そこでDJパーティーの話に戻ると、今度やろうとしてる『BURN OUT』というパーティーは去年の8月に一度開催していて、今回からリニューアルして2回目の開催になる(場所が変わり、メンバーも自分以外変更となってる)。メンバーは自分だけ40代で、他は20代が3人と30代1人。中には自分の子供でもおかしくないほど年が離れている人もいる。当然(でもないかな?)ストーンに遊びに行ったことがある人は一人もいない。でもメンバーはみんなロックが好きで、たくさん聴いてるしクラブにも遊びに行っていて、彼らから学ぶことが多く、話していると年の差を感じることはあまりない。面白いなと自分事ながら思う。いまはロック、特に洋楽ロックは完全に下火で、ポップやヒップホップ、あるいはテクノでもハウスでもいいけど、そういう別ジャンルの音楽の方が流行ってるわけ。それなのにロックを接点に、クラブという場所でたまたま繋がることができた、しかも一緒にパーティーまでやるというのは奇跡(感謝!)といっても過言ではないと思う。ただ急いでつけ加えなきゃいけないのは、それもこれも自分の、どうしてもロックDJパーティーがやりたいんじゃあ! という独りよがりな、熱い思いからスタートしたということ。

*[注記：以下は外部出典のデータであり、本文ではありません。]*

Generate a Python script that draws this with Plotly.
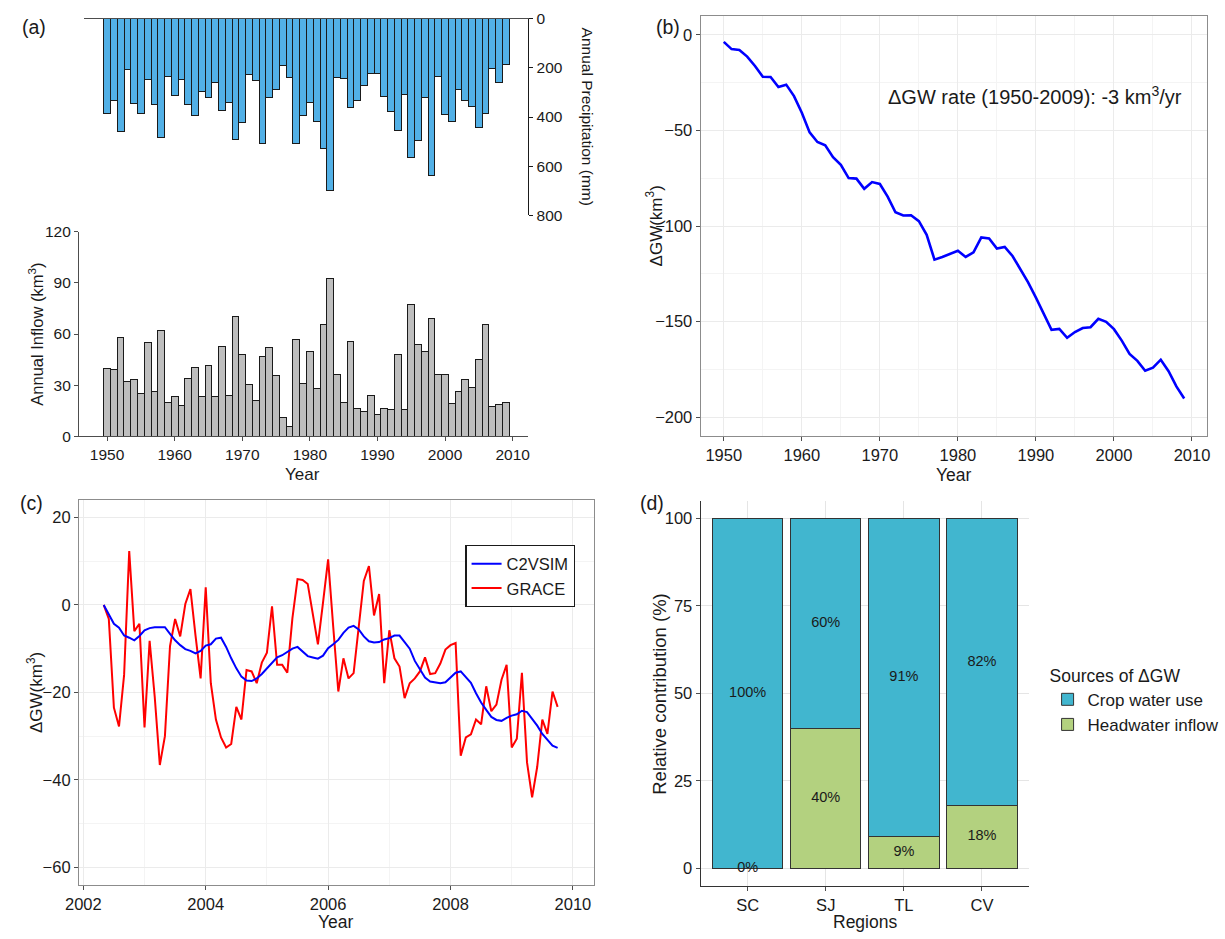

ここまでの議論をもとに上記の問い(なんでそんなにロックDJパーティーがやりたいと思ったか?)に答えると、これも小説同様完全なる後づけなんだけど、きっと『父』が関係している。簡単にいうと伝えていきたいんだろうね。自分で背負う、引き受ける、つまり『父』になろうってわけ(これまでそういう立ち位置から逃げ回ってきたのだけど)。失われたものを再現して次世代に繋ぐとかいうとめっちゃ堅いけど、自分が散々体験してきた熱狂を再び生み出したいという思いは間違いなくある。それは誰も知らない音源を客に聞かせて優越感に浸りたいというようなスノッブ的な欲求とも、DJがどうでも音楽がどうでも(テクノでもヒップホップでも)ただ騒げればいいというパーティー馬鹿的な欲求とも完全に無縁とはいわないけれど、まあおおよそ違っていて、ほんの少しであってもロックミュージックを媒介として繋がりたいという欲求なんだと思う。そのために最新のインディーロックに重点をおくのは当然としても(クラブは新しい音楽を聴く場所だという考えは根底にある)、クラシック(50年代だろうと60年代だろうと70年代だろうと)も、それらがどれだけベタであろうとかけるつもり(←自分はね。他のメンバーは知らん)。むしろあなたの好きを教えてくれ(←これも自分だけ)!

やっぱり長くなった。
ここまで読んでくれた人がいたら、ベリーサンキューです。